### Exercise directions
Please write the listing below out again exactly, leaving every picture behind.

### Source data
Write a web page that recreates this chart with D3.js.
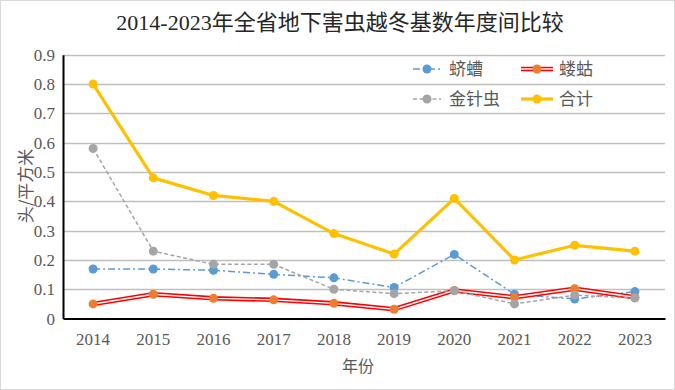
<!DOCTYPE html>
<html><head><meta charset="utf-8">
<script src="https://cdn.jsdelivr.net/npm/d3@7/dist/d3.min.js"></script>
<style>html,body{margin:0;padding:0;background:#fff;}svg{display:block;}</style>
</head><body>
<svg id="chart" width="675" height="390"></svg>
<script>
const years = ["2014","2015","2016","2017","2018","2019","2020","2021","2022","2023"];
const qicao = [0.169,0.169,0.165,0.151,0.139,0.106,0.219,0.083,0.067,0.092];
const lougu = [0.050,0.083,0.069,0.064,0.052,0.032,0.096,0.073,0.102,0.073];
const jinzhenchong = [0.58,0.23,0.185,0.185,0.10,0.085,0.095,0.05,0.08,0.07];
const heji = [0.80,0.48,0.42,0.40,0.29,0.22,0.41,0.20,0.25,0.23];
const yTicks = [0,0.1,0.2,0.3,0.4,0.5,0.6,0.7,0.8,0.9];
const seriesNames = ["蛴螬","蝼蛄","金针虫","合计"];

const svg = d3.select("#chart");
const W = 675, H = 390;
const m = {left:63, right:665, top:54.7, bottom:318.6};
const serif = "'Liberation Serif','Noto Sans CJK SC',serif";
const cjk = "'Noto Sans CJK SC','Liberation Serif',sans-serif";

svg.append("rect").attr("x",0.5).attr("y",0.5).attr("width",W-1).attr("height",H-1)
  .attr("fill","#fff").attr("stroke","#d9d9d9");

const x = d3.scaleBand().domain(years).range([m.left, m.right]);
const y = d3.scaleLinear().domain([0,0.9]).range([m.bottom, m.top]);
const xc = d => x(d) + x.bandwidth()/2;

// gridlines
svg.append("g").selectAll("line").data(yTicks.filter(t=>t>0)).join("line")
  .attr("x1",m.left).attr("x2",m.right)
  .attr("y1",d=>Math.round(y(d))+0.5).attr("y2",d=>Math.round(y(d))+0.5)
  .attr("stroke","#bfbfbf").attr("stroke-width",1.3);

// axes
const yAxis = d3.axisLeft(y).tickValues(yTicks).tickSize(0).tickPadding(8)
  .tickFormat(d => d===0 ? "0" : d3.format(".1f")(d));
const gy = svg.append("g").attr("transform",`translate(${m.left},0)`).call(yAxis);
gy.select(".domain").attr("stroke","#000").attr("stroke-width",2);
gy.selectAll("text").attr("font-family",serif).attr("font-size",17).attr("fill","#595959");

const xAxis = d3.axisBottom(x).tickSize(0).tickPadding(14);
const gx = svg.append("g").attr("transform",`translate(0,${m.bottom})`).call(xAxis);
gx.select(".domain").attr("stroke","#000").attr("stroke-width",2);
gx.selectAll("text").attr("font-family",serif).attr("font-size",17).attr("fill","#595959");

// title
svg.append("text").attr("x",340).attr("y",30).attr("text-anchor","middle")
  .attr("font-family",serif).attr("font-size",22).attr("fill","#262626")
  .text("2014-2023年全省地下害虫越冬基数年度间比较");
// axis titles
svg.append("text").attr("transform","translate(32,186) rotate(-90)").attr("text-anchor","middle")
  .attr("font-family",cjk).attr("font-size",17).attr("fill","#595959").text("头/平方米");
svg.append("text").attr("x",358).attr("y",372).attr("text-anchor","middle")
  .attr("font-family",cjk).attr("font-size",16).attr("fill","#595959").text("年份");

const line = d3.line().x((d,i)=>xc(years[i])).y(d=>y(d));

const styles = [
  {data:qicao, color:"#5b9bd5", width:1.5, dash:"7,3,2,3", marker:"#5b9bd5"},
  {data:lougu, color:"#ff0000", width:4.5, dash:null, marker:"#ed7d31", dbl:true},
  {data:jinzhenchong, color:"#a5a5a5", width:1.5, dash:"4,2.5", marker:"#a5a5a5"},
  {data:heji, color:"#ffc000", width:3.2, dash:null, marker:"#ffc000"}
];

styles.forEach(s => {
  const g = svg.append("g");
  g.append("path").attr("d",line(s.data)).attr("fill","none")
    .attr("stroke",s.color).attr("stroke-width",s.width)
    .attr("stroke-dasharray",s.dash).attr("stroke-linejoin","round");
  if (s.dbl) {
    g.append("path").attr("d",line(s.data)).attr("fill","none")
      .attr("stroke","#fff").attr("stroke-width",1.4).attr("stroke-linejoin","round");
  }
  g.selectAll("circle").data(s.data).join("circle")
    .attr("cx",(d,i)=>xc(years[i])).attr("cy",d=>y(d)).attr("r",4.5).attr("fill",s.marker);
});

// legend
const legPos = [[413,69],[521,69],[413,99],[521,99]];
styles.forEach((s,i) => {
  const [lx,ly] = legPos[i];
  const len = i%2===0 ? 28 : 32;
  const g = svg.append("g");
  g.append("line").attr("x1",lx).attr("x2",lx+len).attr("y1",ly).attr("y2",ly)
    .attr("stroke",s.color).attr("stroke-width",s.width).attr("stroke-dasharray",s.dash);
  if (s.dbl) g.append("line").attr("x1",lx).attr("x2",lx+len).attr("y1",ly).attr("y2",ly)
    .attr("stroke","#fff").attr("stroke-width",1.4);
  g.append("circle").attr("cx",lx+len/2).attr("cy",ly).attr("r",4.5).attr("fill",s.marker);
  g.append("text").attr("x",lx+len+(i%2===0?8:6)).attr("y",ly).attr("dy","0.36em")
    .attr("font-family",cjk).attr("font-size",17).attr("fill","#595959").text(seriesNames[i]);
});
</script>
</body></html>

### Exercise answer
Write a web page that recreates this chart with D3.js.
<!DOCTYPE html>
<html><head><meta charset="utf-8">
<script src="https://cdn.jsdelivr.net/npm/d3@7/dist/d3.min.js"></script>
<style>html,body{margin:0;padding:0;background:#fff;}svg{display:block;}</style>
</head><body>
<svg id="chart" width="675" height="390"></svg>
<script>
const years = ["2014","2015","2016","2017","2018","2019","2020","2021","2022","2023"];
const qicao = [0.169,0.169,0.165,0.151,0.139,0.106,0.219,0.083,0.067,0.092];
const lougu = [0.050,0.083,0.069,0.064,0.052,0.032,0.096,0.073,0.102,0.073];
const jinzhenchong = [0.58,0.23,0.185,0.185,0.10,0.085,0.095,0.05,0.08,0.07];
const heji = [0.80,0.48,0.42,0.40,0.29,0.22,0.41,0.20,0.25,0.23];
const yTicks = [0,0.1,0.2,0.3,0.4,0.5,0.6,0.7,0.8,0.9];
const seriesNames = ["蛴螬","蝼蛄","金针虫","合计"];

const svg = d3.select("#chart");
const W = 675, H = 390;
const m = {left:63, right:665, top:54.7, bottom:318.6};
const serif = "'Liberation Serif','Noto Sans CJK SC',serif";
const cjk = "'Noto Sans CJK SC','Liberation Serif',sans-serif";

svg.append("rect").attr("x",0.5).attr("y",0.5).attr("width",W-1).attr("height",H-1)
  .attr("fill","#fff").attr("stroke","#d9d9d9");

const x = d3.scaleBand().domain(years).range([m.left, m.right]);
const y = d3.scaleLinear().domain([0,0.9]).range([m.bottom, m.top]);
const xc = d => x(d) + x.bandwidth()/2;

// gridlines
svg.append("g").selectAll("line").data(yTicks.filter(t=>t>0)).join("line")
  .attr("x1",m.left).attr("x2",m.right)
  .attr("y1",d=>Math.round(y(d))+0.5).attr("y2",d=>Math.round(y(d))+0.5)
  .attr("stroke","#bfbfbf").attr("stroke-width",1.3);

// axes
const yAxis = d3.axisLeft(y).tickValues(yTicks).tickSize(0).tickPadding(8)
  .tickFormat(d => d===0 ? "0" : d3.format(".1f")(d));
const gy = svg.append("g").attr("transform",`translate(${m.left},0)`).call(yAxis);
gy.select(".domain").attr("stroke","#000").attr("stroke-width",2);
gy.selectAll("text").attr("font-family",serif).attr("font-size",17).attr("fill","#595959");

const xAxis = d3.axisBottom(x).tickSize(0).tickPadding(14);
const gx = svg.append("g").attr("transform",`translate(0,${m.bottom})`).call(xAxis);
gx.select(".domain").attr("stroke","#000").attr("stroke-width",2);
gx.selectAll("text").attr("font-family",serif).attr("font-size",17).attr("fill","#595959");

// title
svg.append("text").attr("x",340).attr("y",30).attr("text-anchor","middle")
  .attr("font-family",serif).attr("font-size",22).attr("fill","#262626")
  .text("2014-2023年全省地下害虫越冬基数年度间比较");
// axis titles
svg.append("text").attr("transform","translate(32,186) rotate(-90)").attr("text-anchor","middle")
  .attr("font-family",cjk).attr("font-size",17).attr("fill","#595959").text("头/平方米");
svg.append("text").attr("x",358).attr("y",372).attr("text-anchor","middle")
  .attr("font-family",cjk).attr("font-size",16).attr("fill","#595959").text("年份");

const line = d3.line().x((d,i)=>xc(years[i])).y(d=>y(d));

const styles = [
  {data:qicao, color:"#5b9bd5", width:1.5, dash:"7,3,2,3", marker:"#5b9bd5"},
  {data:lougu, color:"#ff0000", width:4.5, dash:null, marker:"#ed7d31", dbl:true},
  {data:jinzhenchong, color:"#a5a5a5", width:1.5, dash:"4,2.5", marker:"#a5a5a5"},
  {data:heji, color:"#ffc000", width:3.2, dash:null, marker:"#ffc000"}
];

styles.forEach(s => {
  const g = svg.append("g");
  g.append("path").attr("d",line(s.data)).attr("fill","none")
    .attr("stroke",s.color).attr("stroke-width",s.width)
    .attr("stroke-dasharray",s.dash).attr("stroke-linejoin","round");
  if (s.dbl) {
    g.append("path").attr("d",line(s.data)).attr("fill","none")
      .attr("stroke","#fff").attr("stroke-width",1.4).attr("stroke-linejoin","round");
  }
  g.selectAll("circle").data(s.data).join("circle")
    .attr("cx",(d,i)=>xc(years[i])).attr("cy",d=>y(d)).attr("r",4.5).attr("fill",s.marker);
});

// legend
const legPos = [[413,69],[521,69],[413,99],[521,99]];
styles.forEach((s,i) => {
  const [lx,ly] = legPos[i];
  const len = i%2===0 ? 28 : 32;
  const g = svg.append("g");
  g.append("line").attr("x1",lx).attr("x2",lx+len).attr("y1",ly).attr("y2",ly)
    .attr("stroke",s.color).attr("stroke-width",s.width).attr("stroke-dasharray",s.dash);
  if (s.dbl) g.append("line").attr("x1",lx).attr("x2",lx+len).attr("y1",ly).attr("y2",ly)
    .attr("stroke","#fff").attr("stroke-width",1.4);
  g.append("circle").attr("cx",lx+len/2).attr("cy",ly).attr("r",4.5).attr("fill",s.marker);
  g.append("text").attr("x",lx+len+(i%2===0?8:6)).attr("y",ly).attr("dy","0.36em")
    .attr("font-family",cjk).attr("font-size",17).attr("fill","#595959").text(seriesNames[i]);
});
</script>
</body></html>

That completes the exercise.